Claimant additionally contends that a resolution of this appeal is controlled by our recent opinion in Unemployment Compensation Board of Review v. Gochenauer, 21 Pa. Commw. 23, 342 A.2d 504 (1975). In Gochenauer, we reversed, as unsupported in the record, the Board's finding of a voluntary termination because of crucial testimony presented by the employer which corroborated claimant's contention that he had not "quit" but had left the employer's premises under the real belief that conditions of his employment would be subject to future negotiations. Here also, claimant alleges that he returned to the employer's premises the morning following his disagreement with the employer, ready for work, under the belief that his complaints were still subject to discussion. However, the record belies the application of Gochenauer to the facts at hand.
Daniel Lasden, the employer's president, testified that on the final day of work when claimant returned to the office, "I told Mr. Campbell at that point that we are accepting his resignation that he gave us over the phone."
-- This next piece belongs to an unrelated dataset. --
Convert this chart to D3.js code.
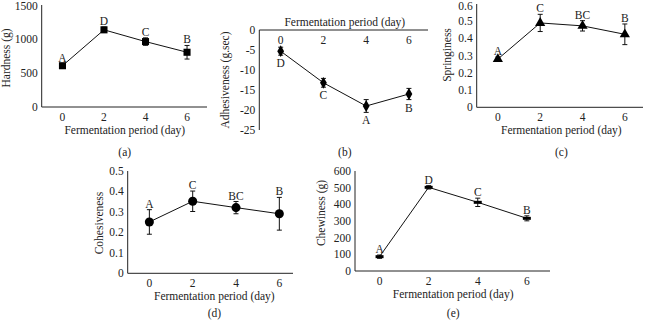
<!DOCTYPE html>
<html>
<head>
<meta charset="utf-8">
<script src="https://cdn.jsdelivr.net/npm/d3@7"></script>
<style>
  body { margin: 0; background: #fff; }
  svg { display: block; font-family: "Liberation Serif", "DejaVu Serif", serif; }
</style>
</head>
<body>
<svg id="chart" width="646" height="322"></svg>
<script>
// fermentation days (shared x values)
const days = [0, 2, 4, 6];
const xTicks = [0, 2, 4, 6];
const xTitle = "Fermentation period (day)";

// (a) hardness
const hardness = [607, 1135, 962, 805];
const hardnessErr = [25, 40, 55, 100];
const hardnessGroups = ["A", "D", "C", "B"];
const hardnessTicks = [0, 500, 1000, 1500];

// (b) adhesiveness
const adhesiveness = [-5.3, -13.2, -19, -16];
const adhesivenessErr = [1, 1.1, 1.6, 1.4];
const adhesivenessGroups = ["D", "C", "A", "B"];
const adhesivenessTicks = [0, -5, -10, -15, -20, -25];

// (c) springiness
const springiness = [0.28, 0.49, 0.473, 0.424];
const springinessErr = [0.012, 0.05, 0.03, 0.06];
const springinessGroups = ["A", "C", "BC", "B"];
const springinessTicks = [0, 0.1, 0.2, 0.3, 0.4, 0.5, 0.6];

// (d) cohesiveness
const cohesiveness = [0.251, 0.352, 0.321, 0.291];
const cohesivenessErr = [0.06, 0.05, 0.03, 0.08];
const cohesivenessGroups = ["A", "C", "BC", "B"];
const cohesivenessTicks = [0, 0.1, 0.2, 0.3, 0.4, 0.5];

// (e) chewiness
const chewiness = [86, 502, 412, 316];
const chewinessErr = [10, 10, 25, 15];
const chewinessGroups = ["A", "D", "C", "B"];
const chewinessTicks = [0, 100, 200, 300, 400, 500, 600];

const svg = d3.select("#chart");
const fs = 11.5;

function panel(p) {
  const g = svg.append("g");
  const x = d3.scaleLinear().domain([-1, 7]).range([p.x0, p.x1]);
  const y = d3.scaleLinear().domain(p.ydom).range([p.yb, p.yt]);
  const axisY = p.top ? p.yt : p.yb;

  // axis lines
  g.append("line").attr("x1", p.x0).attr("x2", p.x0)
    .attr("y1", Math.min(p.yt, p.yb)).attr("y2", Math.max(p.yt, p.yb))
    .attr("stroke", "#222").attr("stroke-width", 1);
  g.append("line").attr("x1", p.x0).attr("x2", p.xEnd)
    .attr("y1", axisY).attr("y2", axisY)
    .attr("stroke", "#222").attr("stroke-width", 1);

  // y tick labels
  g.selectAll(".yt").data(p.yticks).join("text")
    .attr("x", p.x0 - 4).attr("y", d => Math.max(y(d), 6)).attr("dy", "0.35em")
    .attr("text-anchor", "end").attr("font-size", fs).attr("fill", "#222")
    .text(d => d);

  // x tick labels
  g.selectAll(".xt").data(xTicks).join("text")
    .attr("x", d => x(d)).attr("y", axisY + 10).attr("dy", "0.35em")
    .attr("text-anchor", "middle").attr("font-size", fs).attr("fill", "#222")
    .text(d => d);

  // x title
  g.append("text")
    .attr("x", (x(0) + x(6)) / 2).attr("y", p.top ? axisY - 8 : axisY + 23).attr("dy", "0.35em")
    .attr("text-anchor", "middle").attr("font-size", fs).attr("fill", "#222")
    .text(xTitle);

  // y title
  g.append("text")
    .attr("transform", `translate(${p.ylx},${p.yly}) rotate(-90)`)
    .attr("dy", "0.35em")
    .attr("text-anchor", "middle").attr("font-size", fs).attr("fill", "#222")
    .text(p.ytitle);

  // panel letter
  g.append("text")
    .attr("x", (x(0) + x(6)) / 2).attr("y", p.lab).attr("dy", "0.35em")
    .attr("text-anchor", "middle").attr("font-size", fs).attr("fill", "#222")
    .text(p.letter);

  const pts = days.map((d, i) => ({ d, v: p.vals[i], e: p.err[i], grp: p.groups[i] }));

  // line
  g.append("path").datum(pts)
    .attr("d", d3.line().x(d => x(d.d)).y(d => y(d.v)))
    .attr("fill", "none").attr("stroke", "#111").attr("stroke-width", 1);

  // error bars
  const eb = g.selectAll(".eb").data(pts).join("g");
  eb.append("line").attr("x1", d => x(d.d)).attr("x2", d => x(d.d))
    .attr("y1", d => y(d.v - d.e)).attr("y2", d => y(d.v + d.e))
    .attr("stroke", "#111").attr("stroke-width", 1);
  [-1, 1].forEach(s => {
    eb.append("line").attr("x1", d => x(d.d) - 2.5).attr("x2", d => x(d.d) + 2.5)
      .attr("y1", d => y(d.v + s * d.e)).attr("y2", d => y(d.v + s * d.e))
      .attr("stroke", "#111").attr("stroke-width", 1);
  });

  // markers
  g.selectAll(".mk").data(pts).join("path")
    .attr("transform", d => `translate(${x(d.d)},${y(d.v)})`)
    .attr("d", p.marker)
    .attr("fill", "#000");

  // group letters
  g.selectAll(".gl").data(pts).join("text")
    .attr("x", d => x(d.d))
    .attr("y", d => p.top ? y(d.v - d.e) + 8 : y(d.v + d.e) - 6)
    .attr("dy", "0.35em")
    .attr("text-anchor", "middle").attr("font-size", fs).attr("fill", "#222")
    .text(d => d.grp);
}

panel({ x0: 41.7, x1: 207.8, xEnd: 207, yt: 5, yb: 107, ydom: [0, 1500],
  yticks: hardnessTicks, vals: hardness, err: hardnessErr, groups: hardnessGroups,
  ytitle: "Hardness (g)", ylx: 6, yly: 58, letter: "(a)", lab: 152,
  marker: d3.symbol(d3.symbolSquare, 50)() });

panel({ x0: 259.3, x1: 430.3, xEnd: 428, yt: 30, yb: 130, ydom: [-25, 0], top: true,
  yticks: adhesivenessTicks, vals: adhesiveness, err: adhesivenessErr, groups: adhesivenessGroups,
  ytitle: "Adhesiveness (g.sec)", ylx: 225, yly: 80, letter: "(b)", lab: 152,
  marker: d3.symbol(d3.symbolDiamond, 40)() });

panel({ x0: 476.7, x1: 646, xEnd: 643, yt: 4, yb: 107.3, ydom: [0, 0.6],
  yticks: springinessTicks, vals: springiness, err: springinessErr, groups: springinessGroups,
  ytitle: "Springiness", ylx: 447, yly: 55, letter: "(c)", lab: 152,
  marker: d3.symbol(d3.symbolTriangle, 45)() });

panel({ x0: 127.7, x1: 301, xEnd: 293, yt: 171, yb: 273.3, ydom: [0, 0.5],
  yticks: cohesivenessTicks, vals: cohesiveness, err: cohesivenessErr, groups: cohesivenessGroups,
  ytitle: "Cohesiveness", ylx: 99, yly: 223, letter: "(d)", lab: 313,
  marker: d3.symbol(d3.symbolCircle, 64)() });

panel({ x0: 355, x1: 551.4, xEnd: 550, yt: 171, yb: 271, ydom: [0, 600],
  yticks: chewinessTicks, vals: chewiness, err: chewinessErr, groups: chewinessGroups,
  ytitle: "Chewiness (g)", ylx: 321, yly: 213, letter: "(e)", lab: 313,
  marker: "M-4,-1.5H4V1.5H-4Z" });
</script>
</body>
</html>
The record here clearly supports the employer's contention that claimant left his work voluntarily and was informed of the employer's acceptance of his resignation on Thursday. While claimant may have been confused, or possibly penitent, on Friday morning, it is clear that the employer only expected claimant's presence on its premises for the purpose of picking up his paycheck. Unlike the factual situation in Unemployment Compensation Board of Review v. Gochenauer, supra, the confusion of penitence here was not shared by the employer.
ORDER
AND NOW, this 20th day of July, 1976, the order of the Unemployment Compensation Board of Review relative to the claim of Walter Campbell is hereby affirmed.
Judge ROGERS did not participate in the decision in this case.